**Requirements:** Retype only the lines from the top of the records to the line with "label=series_names[1], ax=ax, sort=False)", including that line but none of the pictures.

**Dataset excerpts:**
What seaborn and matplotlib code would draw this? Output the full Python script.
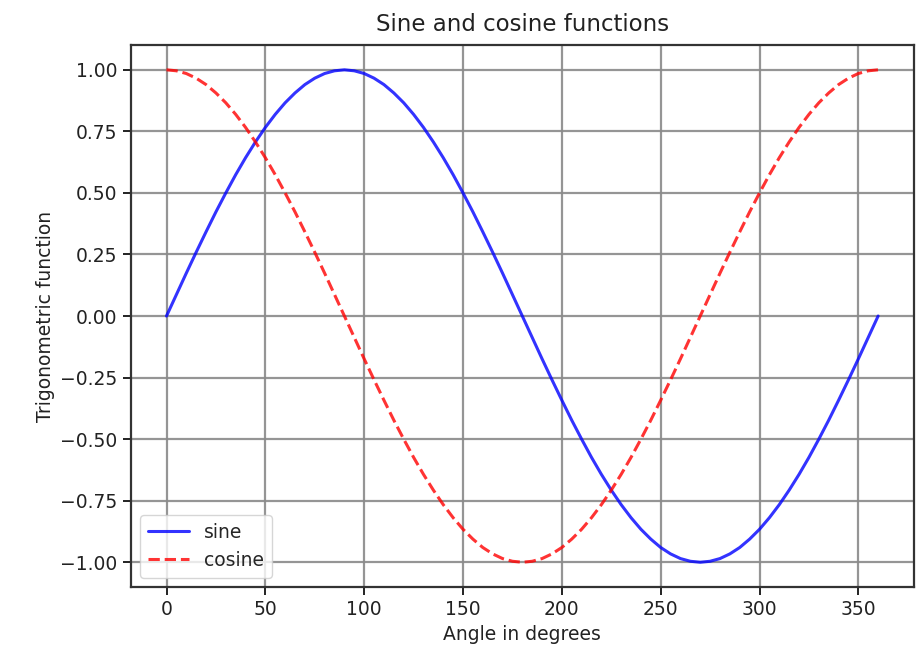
import matplotlib
matplotlib.use("Agg")
import matplotlib.pyplot as plt
import seaborn as sns

angles = list(range(0, 361, 5))
sine_vals = [
    0.000, 0.087, 0.174, 0.259, 0.342, 0.423, 0.500, 0.574, 0.643, 0.707, 0.766, 0.819, 0.866, 0.906, 0.940, 0.966, 0.985, 0.996, 1.000,
    0.996, 0.985, 0.966, 0.940, 0.906, 0.866, 0.819, 0.766, 0.707, 0.643, 0.574, 0.500, 0.423, 0.342, 0.259, 0.174, 0.087, 0.000,
    -0.087, -0.174, -0.259, -0.342, -0.423, -0.500, -0.574, -0.643, -0.707, -0.766, -0.819, -0.866, -0.906, -0.940, -0.966, -0.985, -0.996, -1.000,
    -0.996, -0.985, -0.966, -0.940, -0.906, -0.866, -0.819, -0.766, -0.707, -0.643, -0.574, -0.500, -0.423, -0.342, -0.259, -0.174, -0.087, 0.000,
]
cosine_vals = [
    1.000, 0.996, 0.985, 0.966, 0.940, 0.906, 0.866, 0.819, 0.766, 0.707, 0.643, 0.574, 0.500, 0.423, 0.342, 0.259, 0.174, 0.087, 0.000,
    -0.087, -0.174, -0.259, -0.342, -0.423, -0.500, -0.574, -0.643, -0.707, -0.766, -0.819, -0.866, -0.906, -0.940, -0.966, -0.985, -0.996, -1.000,
    -0.996, -0.985, -0.966, -0.940, -0.906, -0.866, -0.819, -0.766, -0.707, -0.643, -0.574, -0.500, -0.423, -0.342, -0.259, -0.174, -0.087, 0.000,
    0.087, 0.174, 0.259, 0.342, 0.423, 0.500, 0.574, 0.643, 0.707, 0.766, 0.819, 0.866, 0.906, 0.940, 0.966, 0.985, 0.996, 1.000,
]
series_names = ["sine", "cosine"]
title = "Sine and cosine functions"
xlabel = "Angle in degrees"
ylabel = "Trigonometric function"
xtick_vals = [0, 50, 100, 150, 200, 250, 300, 350]
ytick_vals = [-1.0, -0.75, -0.5, -0.25, 0.0, 0.25, 0.5, 0.75, 1.0]
ytick_labels = ["\u22121.00", "\u22120.75", "\u22120.50", "\u22120.25", "0.00", "0.25", "0.50", "0.75", "1.00"]

sns.set_style("ticks")
plt.rcParams["font.family"] = ["DejaVu Sans"]

fig = plt.figure(figsize=(9.22, 6.55), dpi=100)
ax = fig.add_axes([0.142, 0.104, 0.849, 0.827])

sns.lineplot(x=angles, y=sine_vals, color="blue", alpha=0.8, linewidth=2.2,
             label=series_names[0], ax=ax, sort=False)
sns.lineplot(x=angles, y=cosine_vals, color="red", alpha=0.8, linewidth=2.2,
             linestyle="--", dashes=(3, 2), label=series_names[1], ax=ax, sort=False)

ax.set_xlim(-18, 378)
ax.set_ylim(-1.1, 1.1)
ax.set_xticks(xtick_vals)
ax.set_yticks(ytick_vals)
ax.set_yticklabels(ytick_labels)
ax.grid(True, color="#8a8a8a", linewidth=1.6, alpha=0.9)
ax.set_axisbelow(True)
for s in ax.spines.values():
    s.set_color("#333333")
    s.set_linewidth(1.6)
ax.tick_params(axis="both", labelsize=13.5, colors="#222222", length=6, width=1.4)
ax.set_title(title, fontsize=16.5, color="#222222", pad=10)
ax.set_xlabel(xlabel, fontsize=13.5, color="#222222")
ax.set_ylabel(ylabel, fontsize=13.5, color="#222222")
ax.legend(loc="lower left", fontsize=13.5, frameon=True, framealpha=0.8, edgecolor="#cccccc",
          handlelength=2.2)

fig.savefig("out.png", dpi=100)
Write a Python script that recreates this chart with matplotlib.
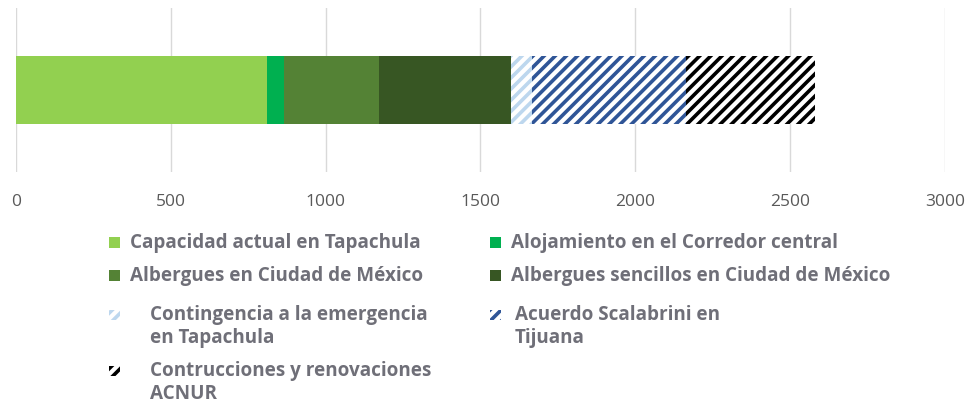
import matplotlib.pyplot as plt
from matplotlib.patches import Rectangle

plt.rcParams['font.family'] = ['Open Sans', 'DejaVu Sans']
plt.rcParams['hatch.linewidth'] = 2.6

labels = ["Capacidad actual en Tapachula",
          "Alojamiento en el Corredor central",
          "Albergues en Ciudad de México",
          "Albergues sencillos en Ciudad de México",
          "Contingencia a la emergencia\nen Tapachula",
          "Acuerdo Scalabrini en\nTijuana",
          "Contrucciones y renovaciones\nACNUR"]
values = [810, 57, 306, 426, 68, 498, 415]
colors = ["#92D050", "#00B050", "#548235", "#375623", "#BDD7EE", "#2F5597", "#000000"]
hatched = [False, False, False, False, True, True, True]
xticks = [0, 500, 1000, 1500, 2000, 2500, 3000]

txt = "#6F6F78"

fig = plt.figure(figsize=(9.7, 4.03), dpi=100)
ax = fig.add_axes([0.0165, 0.573, 0.9575, 0.407])

left = 0
for v, c, h in zip(values, colors, hatched):
    if h:
        ax.barh(0, v, left=left, height=0.82, color="white", edgecolor=c,
                hatch="///", linewidth=0)
    else:
        ax.barh(0, v, left=left, height=0.82, color=c, linewidth=0)
    left += v

ax.set_xlim(0, 3000)
ax.set_ylim(-1, 1)
ax.set_xticks(xticks)
ax.set_xticklabels([str(t) for t in xticks])
ax.set_yticks([])
ax.grid(axis="x", color="#D9D9D9", linewidth=1)
ax.set_axisbelow(True)
for s in ax.spines.values():
    s.set_visible(False)
ax.tick_params(axis="x", length=0, pad=16, labelsize=12.5, labelcolor="#595959")

# legend, two columns laid out like the original
W, H = 970, 403
rows = [(0, 243), (1, 243), (0, 276), (1, 276), (0, 315), (1, 315), (0, 371)]
colx = [109, 490]
for i, (lab, c, h) in enumerate(zip(labels, colors, hatched)):
    col, y = rows[i]
    mx = colx[col]
    if h:
        r = Rectangle((mx / W, 1 - (y + 5) / H), 11 / W, 10 / H, transform=fig.transFigure,
                      facecolor="white", edgecolor=c, hatch="///", linewidth=0)
        tx = mx + (41 if col == 0 else 25)
    else:
        r = Rectangle((mx / W, 1 - (y + 5) / H), 11 / W, 11 / H, transform=fig.transFigure,
                      facecolor=c, linewidth=0)
        tx = mx + 21
    fig.patches.append(r)
    fig.text(tx / W, 1 - (y - 10) / H, lab, fontsize=13.6, fontweight="bold",
             color=txt, va="top", ha="left", linespacing=1.18)

fig.savefig("out.png", dpi=100)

**Final result:**
What seaborn and matplotlib code would draw this? Output the full Python script.
import matplotlib
matplotlib.use("Agg")
import matplotlib.pyplot as plt
import seaborn as sns

angles = list(range(0, 361, 5))
sine_vals = [
    0.000, 0.087, 0.174, 0.259, 0.342, 0.423, 0.500, 0.574, 0.643, 0.707, 0.766, 0.819, 0.866, 0.906, 0.940, 0.966, 0.985, 0.996, 1.000,
    0.996, 0.985, 0.966, 0.940, 0.906, 0.866, 0.819, 0.766, 0.707, 0.643, 0.574, 0.500, 0.423, 0.342, 0.259, 0.174, 0.087, 0.000,
    -0.087, -0.174, -0.259, -0.342, -0.423, -0.500, -0.574, -0.643, -0.707, -0.766, -0.819, -0.866, -0.906, -0.940, -0.966, -0.985, -0.996, -1.000,
    -0.996, -0.985, -0.966, -0.940, -0.906, -0.866, -0.819, -0.766, -0.707, -0.643, -0.574, -0.500, -0.423, -0.342, -0.259, -0.174, -0.087, 0.000,
]
cosine_vals = [
    1.000, 0.996, 0.985, 0.966, 0.940, 0.906, 0.866, 0.819, 0.766, 0.707, 0.643, 0.574, 0.500, 0.423, 0.342, 0.259, 0.174, 0.087, 0.000,
    -0.087, -0.174, -0.259, -0.342, -0.423, -0.500, -0.574, -0.643, -0.707, -0.766, -0.819, -0.866, -0.906, -0.940, -0.966, -0.985, -0.996, -1.000,
    -0.996, -0.985, -0.966, -0.940, -0.906, -0.866, -0.819, -0.766, -0.707, -0.643, -0.574, -0.500, -0.423, -0.342, -0.259, -0.174, -0.087, 0.000,
    0.087, 0.174, 0.259, 0.342, 0.423, 0.500, 0.574, 0.643, 0.707, 0.766, 0.819, 0.866, 0.906, 0.940, 0.966, 0.985, 0.996, 1.000,
]
series_names = ["sine", "cosine"]
title = "Sine and cosine functions"
xlabel = "Angle in degrees"
ylabel = "Trigonometric function"
xtick_vals = [0, 50, 100, 150, 200, 250, 300, 350]
ytick_vals = [-1.0, -0.75, -0.5, -0.25, 0.0, 0.25, 0.5, 0.75, 1.0]
ytick_labels = ["\u22121.00", "\u22120.75", "\u22120.50", "\u22120.25", "0.00", "0.25", "0.50", "0.75", "1.00"]

sns.set_style("ticks")
plt.rcParams["font.family"] = ["DejaVu Sans"]

fig = plt.figure(figsize=(9.22, 6.55), dpi=100)
ax = fig.add_axes([0.142, 0.104, 0.849, 0.827])

sns.lineplot(x=angles, y=sine_vals, color="blue", alpha=0.8, linewidth=2.2,
             label=series_names[0], ax=ax, sort=False)
sns.lineplot(x=angles, y=cosine_vals, color="red", alpha=0.8, linewidth=2.2,
             linestyle="--", dashes=(3, 2), label=series_names[1], ax=ax, sort=False)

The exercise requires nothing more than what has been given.